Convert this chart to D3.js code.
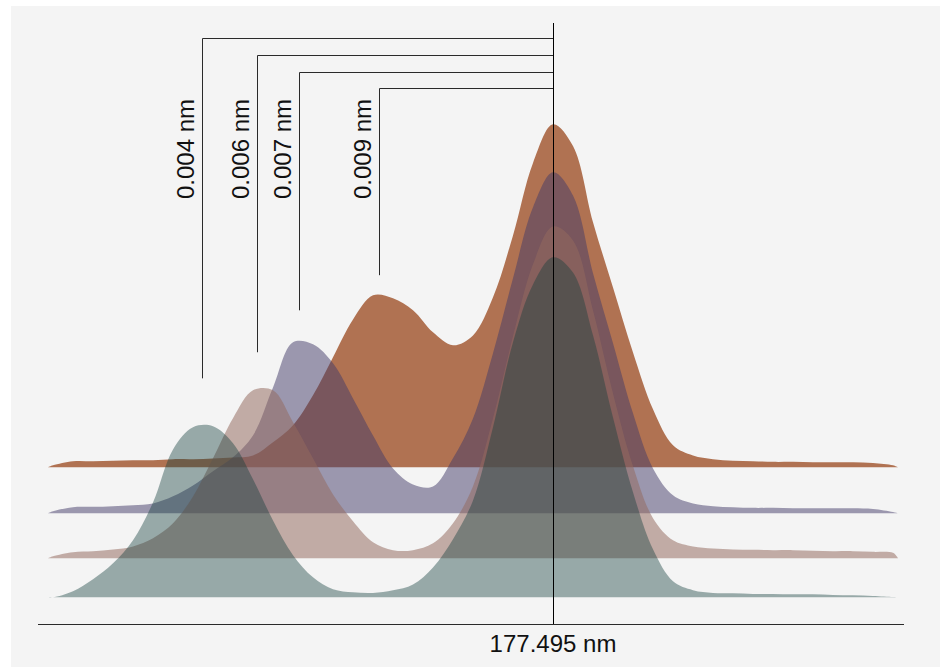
<!DOCTYPE html>
<html>
<head>
<meta charset="utf-8">
<script src="https://cdn.jsdelivr.net/npm/d3@7/dist/d3.min.js"></script>
<style>
  html, body { margin: 0; padding: 0; background: #ffffff; }
  svg { display: block; }
  text { font-family: "Liberation Sans", Arial, Helvetica, sans-serif; }
</style>
</head>
<body>
<svg id="chart" width="946" height="667"></svg>
<script>
// ---- data ----
const wavelengths = [177.4849, 177.4850, 177.4854, 177.4858, 177.4862, 177.4866, 177.4870, 177.4874, 177.4878, 177.4882,
  177.4886, 177.4890, 177.4894, 177.4898, 177.4902, 177.4906, 177.4910, 177.4914, 177.4918, 177.4922,
  177.4926, 177.4930, 177.4934, 177.4938, 177.4942, 177.4946, 177.4950, 177.4954, 177.4958, 177.4962,
  177.4966, 177.4970, 177.4974, 177.4978, 177.4982, 177.4986, 177.4990, 177.4994, 177.4998, 177.5002,
  177.5006, 177.5010, 177.5014, 177.5018, 177.5019];

// relative intensity (% of main peak), back ridge to front ridge
const seriesOrange = [0, 0.6, 1.8, 1.8, 1.9, 2.1, 2.1, 2.4, 2.4, 2.6, 2.9, 3.5, 7.4, 12.4, 21.2, 32.4, 43.5, 50.6, 49.7, 46.2,
  39.7, 35.9, 38.8, 50.0, 68.2, 89.5, 100.9, 94.5, 72.1, 52.9, 33.8, 17.1, 6.5, 3.5, 2.4, 1.9, 1.8, 1.6, 1.6, 1.5,
  1.5, 1.5, 1.3, 0.6, 0];
const seriesPurple = [0, 0.6, 1.8, 1.9, 2.1, 2.4, 2.9, 5.0, 8.2, 12.4, 16.5, 22.9, 37.0, 50.3, 49.7, 44.1, 33.8, 22.9, 13.2, 8.5,
  7.9, 16.2, 27.9, 47.1, 69.1, 90.0, 100.3, 93.5, 70.6, 50.0, 29.4, 13.2, 5.3, 2.9, 2.1, 1.8, 1.6, 1.6, 1.5, 1.5,
  1.5, 1.5, 1.3, 0.4, 0];
const seriesPink = [0, 0.6, 1.8, 2.1, 2.6, 3.5, 5.9, 10.3, 18.2, 29.4, 41.2, 49.4, 49.4, 40.0, 29.4, 18.8, 10.9, 4.7, 2.4, 2.4,
  4.4, 10.3, 21.2, 41.2, 65.3, 86.5, 97.6, 93.5, 72.9, 48.5, 27.1, 11.8, 5.3, 3.5, 2.9, 2.6, 2.5, 2.4, 2.4, 2.2,
  2.1, 2.1, 1.9, 1.6, 0];
const seriesTeal = [0, 0, 1.8, 5.3, 10.0, 16.8, 27.9, 43.5, 50.0, 50.3, 45.3, 34.7, 22.6, 12.4, 5.9, 2.4, 1.5, 1.3, 2.1, 3.8,
  8.8, 17.1, 28.5, 50.0, 75.0, 92.0, 100.0, 95.5, 77.1, 52.9, 30.9, 14.1, 4.7, 2.1, 1.3, 1.2, 1.0, 1.0, 0.9, 0.9,
  0.7, 0.6, 0.4, 0.1, 0];

const centerWavelength = 177.495;
const centerLabel = "177.495 nm";

// secondary-peak annotations (front ridge first)
const annoLabels = ["0.004 nm", "0.006 nm", "0.007 nm", "0.009 nm"];
const annoWavelengths = [177.48798, 177.48908, 177.48992, 177.49152];
const annoLevels = [64.4, 60.6, 59.7, 56.5];   // intensity (%) where each leader ends
const annoSeries = [3, 2, 1, 0];               // which ridge each belongs to

// ---- layout / style ----
const ridges = [
  { values: seriesOrange, base: 467.3, fill: "rgb(176,114,82)", opacity: 1.0 },
  { values: seriesPurple, base: 513.3, fill: "rgb(66,58,104)",  opacity: 0.5 },
  { values: seriesPink,   base: 558.3, fill: "rgb(148,106,95)", opacity: 0.53 },
  { values: seriesTeal,   base: 597.3, fill: "rgb(20,63,61)",   opacity: 0.41 }
];

const svg = d3.select("#chart");

svg.append("rect").attr("x", 11).attr("y", 6).attr("width", 929).attr("height", 661).attr("fill", "#f4f4f4");

const x = d3.scaleLinear().domain([d3.min(wavelengths), d3.max(wavelengths)]).range([48, 898]);
const h = d3.scaleLinear().domain([0, 100]).range([0, 340]);

ridges.forEach(r => {
  const pts = wavelengths.map((w, i) => [w, r.values[i]]);
  const area = d3.area()
    .x(d => x(d[0]))
    .y0(r.base)
    .y1(d => Math.min(r.base, r.base - h(d[1])))
    .curve(d3.curveCatmullRom.alpha(0.5));
  svg.append("path")
    .attr("d", area(pts))
    .attr("fill", r.fill)
    .attr("fill-opacity", r.opacity);
});

const cx = Math.round(x(centerWavelength)) + 0.5;

// annotation leaders
annoLabels.forEach((lab, i) => {
  const lx = Math.round(x(annoWavelengths[i])) + 0.5;
  const topY = Math.round(38 + i * 16.8) + 0.5;
  const r = ridges[annoSeries[i]];
  const botY = r.base - h(annoLevels[i]);
  svg.append("path")
    .attr("d", `M${lx},${botY}V${topY}H${cx}`)
    .attr("fill", "none")
    .attr("stroke", "#2a2a2a")
    .attr("stroke-width", 1);
  svg.append("text")
    .attr("transform", `translate(${lx - 9},149) rotate(-90)`)
    .attr("text-anchor", "middle")
    .attr("font-size", 24)
    .attr("fill", "#111")
    .text(lab);
});

// center line
svg.append("line")
  .attr("x1", cx).attr("x2", cx)
  .attr("y1", 23).attr("y2", 624)
  .attr("stroke", "#000").attr("stroke-width", 1);

// x axis
svg.append("line")
  .attr("x1", 38).attr("x2", 904)
  .attr("y1", 624.5).attr("y2", 624.5)
  .attr("stroke", "#2a2a2a").attr("stroke-width", 1.2);

svg.append("text")
  .attr("x", x(centerWavelength))
  .attr("y", 652)
  .attr("text-anchor", "middle")
  .attr("font-size", 24)
  .attr("fill", "#111")
  .text(centerLabel);
</script>
</body>
</html>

▸ **Your goal**: Set the lines above down again, word for word, from the first through the one containing "177.5006, 177.5010, 177.5014, 177.5018, 177.5019];"; pictures excluded.

▸ **The reply**:
Convert this chart to D3.js code.
<!DOCTYPE html>
<html>
<head>
<meta charset="utf-8">
<script src="https://cdn.jsdelivr.net/npm/d3@7/dist/d3.min.js"></script>
<style>
  html, body { margin: 0; padding: 0; background: #ffffff; }
  svg { display: block; }
  text { font-family: "Liberation Sans", Arial, Helvetica, sans-serif; }
</style>
</head>
<body>
<svg id="chart" width="946" height="667"></svg>
<script>
// ---- data ----
const wavelengths = [177.4849, 177.4850, 177.4854, 177.4858, 177.4862, 177.4866, 177.4870, 177.4874, 177.4878, 177.4882,
  177.4886, 177.4890, 177.4894, 177.4898, 177.4902, 177.4906, 177.4910, 177.4914, 177.4918, 177.4922,
  177.4926, 177.4930, 177.4934, 177.4938, 177.4942, 177.4946, 177.4950, 177.4954, 177.4958, 177.4962,
  177.4966, 177.4970, 177.4974, 177.4978, 177.4982, 177.4986, 177.4990, 177.4994, 177.4998, 177.5002,
  177.5006, 177.5010, 177.5014, 177.5018, 177.5019];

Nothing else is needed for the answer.